TASK DIRECTIONS >> Write the records below out again exactly as given, with no images.

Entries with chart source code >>
>> Begin
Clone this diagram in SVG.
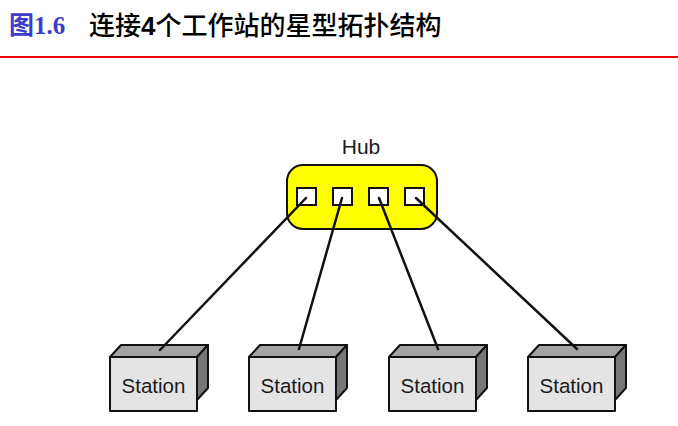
<svg xmlns="http://www.w3.org/2000/svg" width="678" height="426" viewBox="0 0 678 426">
<style>
.lbl{font-family:"Liberation Sans",Arial,sans-serif;font-size:20.5px;fill:#1a1a1a;text-anchor:middle}
.front{fill:#e4e4e4;stroke:#111;stroke-width:2;stroke-linejoin:round}
.top{fill:#a4a4a4;stroke:#111;stroke-width:2;stroke-linejoin:round}
.side{fill:#777;stroke:#111;stroke-width:2;stroke-linejoin:round}
.port{fill:#fff;stroke:#111;stroke-width:2}
.conn{stroke:#111;stroke-width:2.5;fill:none;stroke-linecap:round}
</style>
<defs>
<g id="box">
<polygon class="top" points="0,12 11,0 98,0 87,12"/>
<polygon class="side" points="87,12 98,0 98,43 87,55"/>
<rect class="front" x="0" y="12" width="87" height="54"/>
<text class="lbl" x="43.5" y="48">Station</text>
</g>
</defs>
<rect width="678" height="426" fill="#fff"/>
<g id="title">
<text x="9" y="34" font-family="'Liberation Serif','Noto Sans CJK SC',serif" font-weight="bold" font-size="25" fill="#3d3dc8">图1.6</text>
<text x="89" y="35" font-family="'Noto Sans CJK SC',sans-serif" font-weight="500" font-size="26" fill="#000">连接<tspan font-family="'Liberation Sans',sans-serif" font-weight="bold">4</tspan>个工作站的星型拓扑结构</text>
<line x1="0" y1="57" x2="678" y2="57" stroke="#e00" stroke-width="2"/>
</g>
<g id="hub">
<text class="lbl" x="361" y="154" style="font-size:21px">Hub</text>
<rect x="287" y="165" width="150" height="64" rx="16" fill="#ffff00" stroke="#111" stroke-width="2"/>
<rect class="port" x="297" y="188" width="19" height="17"/>
<rect class="port" x="333" y="188" width="19" height="17"/>
<rect class="port" x="369" y="188" width="19" height="17"/>
<rect class="port" x="405" y="188" width="19" height="17"/>
</g>
<g id="station1"><use href="#box" x="110" y="345"/></g>
<g id="station2"><use href="#box" x="249" y="345"/></g>
<g id="station3"><use href="#box" x="389" y="345"/></g>
<g id="station4"><use href="#box" x="528" y="345"/></g>
<g id="connectors">
<line class="conn" x1="306" y1="198" x2="160" y2="350"/>
<line class="conn" x1="342" y1="198" x2="299" y2="349"/>
<line class="conn" x1="379" y1="198" x2="438" y2="349"/>
<line class="conn" x1="416" y1="198" x2="577" y2="349"/>
</g>
</svg>
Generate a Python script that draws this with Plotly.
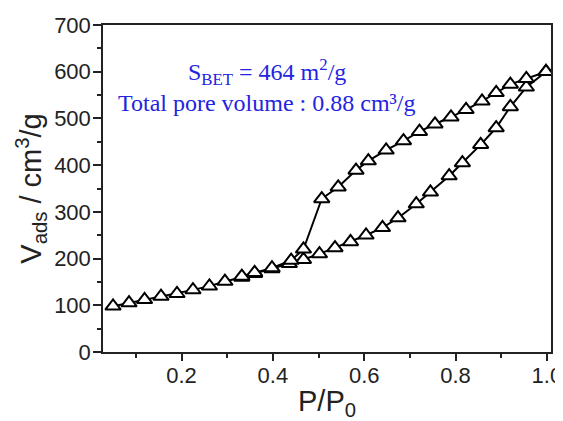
>> End
FINISHED ANSWER >>
Clone this diagram in SVG.
<svg xmlns="http://www.w3.org/2000/svg" width="678" height="426" viewBox="0 0 678 426">
<style>
.lbl{font-family:"Liberation Sans",Arial,sans-serif;font-size:20.5px;fill:#1a1a1a;text-anchor:middle}
.front{fill:#e4e4e4;stroke:#111;stroke-width:2;stroke-linejoin:round}
.top{fill:#a4a4a4;stroke:#111;stroke-width:2;stroke-linejoin:round}
.side{fill:#777;stroke:#111;stroke-width:2;stroke-linejoin:round}
.port{fill:#fff;stroke:#111;stroke-width:2}
.conn{stroke:#111;stroke-width:2.5;fill:none;stroke-linecap:round}
</style>
<defs>
<g id="box">
<polygon class="top" points="0,12 11,0 98,0 87,12"/>
<polygon class="side" points="87,12 98,0 98,43 87,55"/>
<rect class="front" x="0" y="12" width="87" height="54"/>
<text class="lbl" x="43.5" y="48">Station</text>
</g>
</defs>
<rect width="678" height="426" fill="#fff"/>
<g id="title">
<text x="9" y="34" font-family="'Liberation Serif','Noto Sans CJK SC',serif" font-weight="bold" font-size="25" fill="#3d3dc8">图1.6</text>
<text x="89" y="35" font-family="'Noto Sans CJK SC',sans-serif" font-weight="500" font-size="26" fill="#000">连接<tspan font-family="'Liberation Sans',sans-serif" font-weight="bold">4</tspan>个工作站的星型拓扑结构</text>
<line x1="0" y1="57" x2="678" y2="57" stroke="#e00" stroke-width="2"/>
</g>
<g id="hub">
<text class="lbl" x="361" y="154" style="font-size:21px">Hub</text>
<rect x="287" y="165" width="150" height="64" rx="16" fill="#ffff00" stroke="#111" stroke-width="2"/>
<rect class="port" x="297" y="188" width="19" height="17"/>
<rect class="port" x="333" y="188" width="19" height="17"/>
<rect class="port" x="369" y="188" width="19" height="17"/>
<rect class="port" x="405" y="188" width="19" height="17"/>
</g>
<g id="station1"><use href="#box" x="110" y="345"/></g>
<g id="station2"><use href="#box" x="249" y="345"/></g>
<g id="station3"><use href="#box" x="389" y="345"/></g>
<g id="station4"><use href="#box" x="528" y="345"/></g>
<g id="connectors">
<line class="conn" x1="306" y1="198" x2="160" y2="350"/>
<line class="conn" x1="342" y1="198" x2="299" y2="349"/>
<line class="conn" x1="379" y1="198" x2="438" y2="349"/>
<line class="conn" x1="416" y1="198" x2="577" y2="349"/>
</g>
</svg>
Generate a Python script that draws this with Plotly.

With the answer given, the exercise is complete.